Instructions for the task => Return precisely the span of lines from the top of the material below to the line containing "0.59, 0.39, -0.97]", both included. Pictures are excluded.
━━━━━ Information shown ━━━━━
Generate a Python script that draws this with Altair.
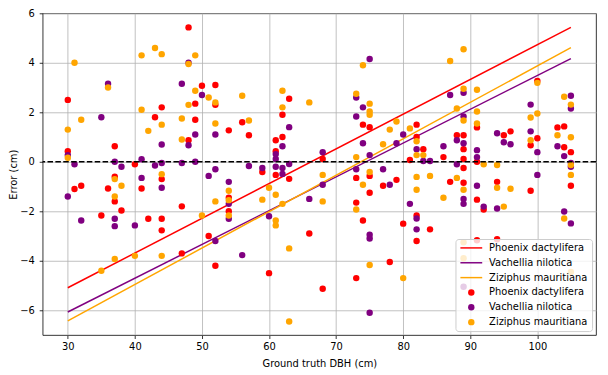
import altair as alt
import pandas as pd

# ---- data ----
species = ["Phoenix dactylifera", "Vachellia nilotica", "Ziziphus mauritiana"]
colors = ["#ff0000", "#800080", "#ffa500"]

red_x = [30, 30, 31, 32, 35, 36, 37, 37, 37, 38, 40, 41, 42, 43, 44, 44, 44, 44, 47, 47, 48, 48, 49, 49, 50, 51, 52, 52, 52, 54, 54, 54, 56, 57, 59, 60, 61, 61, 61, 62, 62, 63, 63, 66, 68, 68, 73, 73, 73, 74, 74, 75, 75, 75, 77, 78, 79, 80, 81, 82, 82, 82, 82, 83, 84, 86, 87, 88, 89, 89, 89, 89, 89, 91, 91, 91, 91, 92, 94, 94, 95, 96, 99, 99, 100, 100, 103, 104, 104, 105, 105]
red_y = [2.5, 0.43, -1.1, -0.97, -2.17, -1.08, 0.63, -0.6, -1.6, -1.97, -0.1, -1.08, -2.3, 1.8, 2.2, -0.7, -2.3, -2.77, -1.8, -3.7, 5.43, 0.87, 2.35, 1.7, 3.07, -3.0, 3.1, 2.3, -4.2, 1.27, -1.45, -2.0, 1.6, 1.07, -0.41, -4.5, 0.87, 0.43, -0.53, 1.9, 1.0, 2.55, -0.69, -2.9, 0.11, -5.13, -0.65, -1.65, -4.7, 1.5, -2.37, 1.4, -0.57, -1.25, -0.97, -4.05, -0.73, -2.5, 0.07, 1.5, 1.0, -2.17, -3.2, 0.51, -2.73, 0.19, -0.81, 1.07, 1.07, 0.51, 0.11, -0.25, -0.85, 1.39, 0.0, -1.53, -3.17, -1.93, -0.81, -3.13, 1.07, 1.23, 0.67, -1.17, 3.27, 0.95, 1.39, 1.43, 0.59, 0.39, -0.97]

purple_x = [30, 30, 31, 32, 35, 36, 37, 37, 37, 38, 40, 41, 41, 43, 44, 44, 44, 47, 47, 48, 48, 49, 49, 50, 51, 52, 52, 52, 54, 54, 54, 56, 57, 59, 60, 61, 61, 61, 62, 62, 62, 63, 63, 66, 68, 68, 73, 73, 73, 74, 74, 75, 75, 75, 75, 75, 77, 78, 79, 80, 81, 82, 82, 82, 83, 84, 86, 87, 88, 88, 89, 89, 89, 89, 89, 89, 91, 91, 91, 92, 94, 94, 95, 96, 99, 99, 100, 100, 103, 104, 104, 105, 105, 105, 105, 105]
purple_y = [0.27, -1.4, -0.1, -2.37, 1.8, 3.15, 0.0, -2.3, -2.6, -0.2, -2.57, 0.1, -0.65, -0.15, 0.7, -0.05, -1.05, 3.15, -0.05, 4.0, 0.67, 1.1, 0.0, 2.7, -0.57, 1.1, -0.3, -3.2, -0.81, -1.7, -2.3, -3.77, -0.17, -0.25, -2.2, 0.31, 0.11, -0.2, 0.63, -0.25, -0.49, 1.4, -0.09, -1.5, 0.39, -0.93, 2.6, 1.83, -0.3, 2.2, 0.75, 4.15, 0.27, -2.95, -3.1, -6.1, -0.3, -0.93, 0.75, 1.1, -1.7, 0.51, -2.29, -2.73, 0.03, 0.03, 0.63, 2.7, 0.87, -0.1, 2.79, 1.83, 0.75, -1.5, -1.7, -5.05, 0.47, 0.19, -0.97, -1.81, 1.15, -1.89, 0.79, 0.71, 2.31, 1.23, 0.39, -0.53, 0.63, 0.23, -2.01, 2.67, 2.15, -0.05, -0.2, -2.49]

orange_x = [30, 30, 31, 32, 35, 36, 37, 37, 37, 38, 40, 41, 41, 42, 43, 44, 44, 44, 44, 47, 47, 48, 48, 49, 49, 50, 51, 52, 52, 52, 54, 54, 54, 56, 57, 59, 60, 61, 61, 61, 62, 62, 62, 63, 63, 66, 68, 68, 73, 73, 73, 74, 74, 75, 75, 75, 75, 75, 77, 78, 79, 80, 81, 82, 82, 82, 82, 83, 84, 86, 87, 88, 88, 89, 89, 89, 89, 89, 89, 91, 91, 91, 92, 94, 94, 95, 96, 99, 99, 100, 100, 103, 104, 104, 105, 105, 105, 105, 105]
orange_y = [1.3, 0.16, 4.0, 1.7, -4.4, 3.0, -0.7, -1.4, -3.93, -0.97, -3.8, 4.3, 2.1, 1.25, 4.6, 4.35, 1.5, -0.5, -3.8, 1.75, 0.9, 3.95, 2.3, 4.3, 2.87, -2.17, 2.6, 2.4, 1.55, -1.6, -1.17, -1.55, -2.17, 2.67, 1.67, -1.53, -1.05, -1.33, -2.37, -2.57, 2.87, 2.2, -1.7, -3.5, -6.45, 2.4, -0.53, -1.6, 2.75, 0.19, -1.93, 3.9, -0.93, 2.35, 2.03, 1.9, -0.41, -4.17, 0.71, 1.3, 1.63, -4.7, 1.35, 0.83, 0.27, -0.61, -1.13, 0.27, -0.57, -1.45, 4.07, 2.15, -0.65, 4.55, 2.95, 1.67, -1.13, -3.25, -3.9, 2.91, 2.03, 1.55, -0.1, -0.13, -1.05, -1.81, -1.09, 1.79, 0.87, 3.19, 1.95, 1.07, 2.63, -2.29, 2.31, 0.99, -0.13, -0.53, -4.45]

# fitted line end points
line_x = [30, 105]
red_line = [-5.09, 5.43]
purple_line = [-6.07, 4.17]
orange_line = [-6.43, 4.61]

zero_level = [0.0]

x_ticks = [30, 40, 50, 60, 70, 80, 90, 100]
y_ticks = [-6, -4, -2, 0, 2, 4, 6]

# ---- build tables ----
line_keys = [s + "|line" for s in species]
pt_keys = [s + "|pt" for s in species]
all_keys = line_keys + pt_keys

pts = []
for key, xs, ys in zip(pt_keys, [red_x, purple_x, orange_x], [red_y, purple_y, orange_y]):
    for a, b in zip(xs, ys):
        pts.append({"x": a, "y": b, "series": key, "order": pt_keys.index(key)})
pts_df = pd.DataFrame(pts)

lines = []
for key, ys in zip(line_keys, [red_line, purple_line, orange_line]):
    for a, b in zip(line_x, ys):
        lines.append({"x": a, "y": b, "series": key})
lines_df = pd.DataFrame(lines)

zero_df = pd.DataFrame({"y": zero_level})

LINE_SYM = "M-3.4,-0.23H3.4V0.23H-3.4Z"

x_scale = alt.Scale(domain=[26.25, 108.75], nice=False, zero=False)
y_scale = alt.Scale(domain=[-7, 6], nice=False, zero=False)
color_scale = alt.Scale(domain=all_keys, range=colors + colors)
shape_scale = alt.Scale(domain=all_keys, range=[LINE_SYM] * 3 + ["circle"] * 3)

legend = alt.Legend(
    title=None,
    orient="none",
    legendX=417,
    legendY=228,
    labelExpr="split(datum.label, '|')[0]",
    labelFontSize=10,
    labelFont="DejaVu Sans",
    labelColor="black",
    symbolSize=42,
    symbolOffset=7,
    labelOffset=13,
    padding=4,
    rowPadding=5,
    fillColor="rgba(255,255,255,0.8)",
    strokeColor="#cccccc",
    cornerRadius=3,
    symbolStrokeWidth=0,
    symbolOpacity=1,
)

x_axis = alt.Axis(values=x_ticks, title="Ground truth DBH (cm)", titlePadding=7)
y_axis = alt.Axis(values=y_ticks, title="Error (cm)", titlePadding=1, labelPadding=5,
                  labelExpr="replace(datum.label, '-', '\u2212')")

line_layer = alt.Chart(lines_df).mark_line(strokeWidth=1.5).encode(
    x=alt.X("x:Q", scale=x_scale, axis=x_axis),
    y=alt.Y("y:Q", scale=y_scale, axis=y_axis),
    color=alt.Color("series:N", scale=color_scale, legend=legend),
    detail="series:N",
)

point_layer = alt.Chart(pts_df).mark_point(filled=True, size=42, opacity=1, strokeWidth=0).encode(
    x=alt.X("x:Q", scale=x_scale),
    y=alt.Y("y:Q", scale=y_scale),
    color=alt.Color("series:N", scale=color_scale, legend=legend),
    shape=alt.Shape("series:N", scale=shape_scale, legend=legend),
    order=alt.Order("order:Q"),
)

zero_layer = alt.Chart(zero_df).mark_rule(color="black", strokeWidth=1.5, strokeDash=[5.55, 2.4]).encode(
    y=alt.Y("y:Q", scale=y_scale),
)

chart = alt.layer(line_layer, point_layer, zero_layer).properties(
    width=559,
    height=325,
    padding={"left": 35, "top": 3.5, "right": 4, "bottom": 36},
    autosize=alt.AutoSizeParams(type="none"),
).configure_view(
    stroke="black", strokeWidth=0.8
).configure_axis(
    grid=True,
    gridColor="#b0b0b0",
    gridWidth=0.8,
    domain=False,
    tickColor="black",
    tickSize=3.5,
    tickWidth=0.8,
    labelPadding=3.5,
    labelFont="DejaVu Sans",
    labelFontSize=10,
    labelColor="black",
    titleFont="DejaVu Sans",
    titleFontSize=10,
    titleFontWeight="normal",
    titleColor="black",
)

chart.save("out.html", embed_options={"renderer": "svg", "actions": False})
━━━━━
Response to this exercise =>
Generate a Python script that draws this with Altair.
import altair as alt
import pandas as pd

# ---- data ----
species = ["Phoenix dactylifera", "Vachellia nilotica", "Ziziphus mauritiana"]
colors = ["#ff0000", "#800080", "#ffa500"]

red_x = [30, 30, 31, 32, 35, 36, 37, 37, 37, 38, 40, 41, 42, 43, 44, 44, 44, 44, 47, 47, 48, 48, 49, 49, 50, 51, 52, 52, 52, 54, 54, 54, 56, 57, 59, 60, 61, 61, 61, 62, 62, 63, 63, 66, 68, 68, 73, 73, 73, 74, 74, 75, 75, 75, 77, 78, 79, 80, 81, 82, 82, 82, 82, 83, 84, 86, 87, 88, 89, 89, 89, 89, 89, 91, 91, 91, 91, 92, 94, 94, 95, 96, 99, 99, 100, 100, 103, 104, 104, 105, 105]
red_y = [2.5, 0.43, -1.1, -0.97, -2.17, -1.08, 0.63, -0.6, -1.6, -1.97, -0.1, -1.08, -2.3, 1.8, 2.2, -0.7, -2.3, -2.77, -1.8, -3.7, 5.43, 0.87, 2.35, 1.7, 3.07, -3.0, 3.1, 2.3, -4.2, 1.27, -1.45, -2.0, 1.6, 1.07, -0.41, -4.5, 0.87, 0.43, -0.53, 1.9, 1.0, 2.55, -0.69, -2.9, 0.11, -5.13, -0.65, -1.65, -4.7, 1.5, -2.37, 1.4, -0.57, -1.25, -0.97, -4.05, -0.73, -2.5, 0.07, 1.5, 1.0, -2.17, -3.2, 0.51, -2.73, 0.19, -0.81, 1.07, 1.07, 0.51, 0.11, -0.25, -0.85, 1.39, 0.0, -1.53, -3.17, -1.93, -0.81, -3.13, 1.07, 1.23, 0.67, -1.17, 3.27, 0.95, 1.39, 1.43, 0.59, 0.39, -0.97]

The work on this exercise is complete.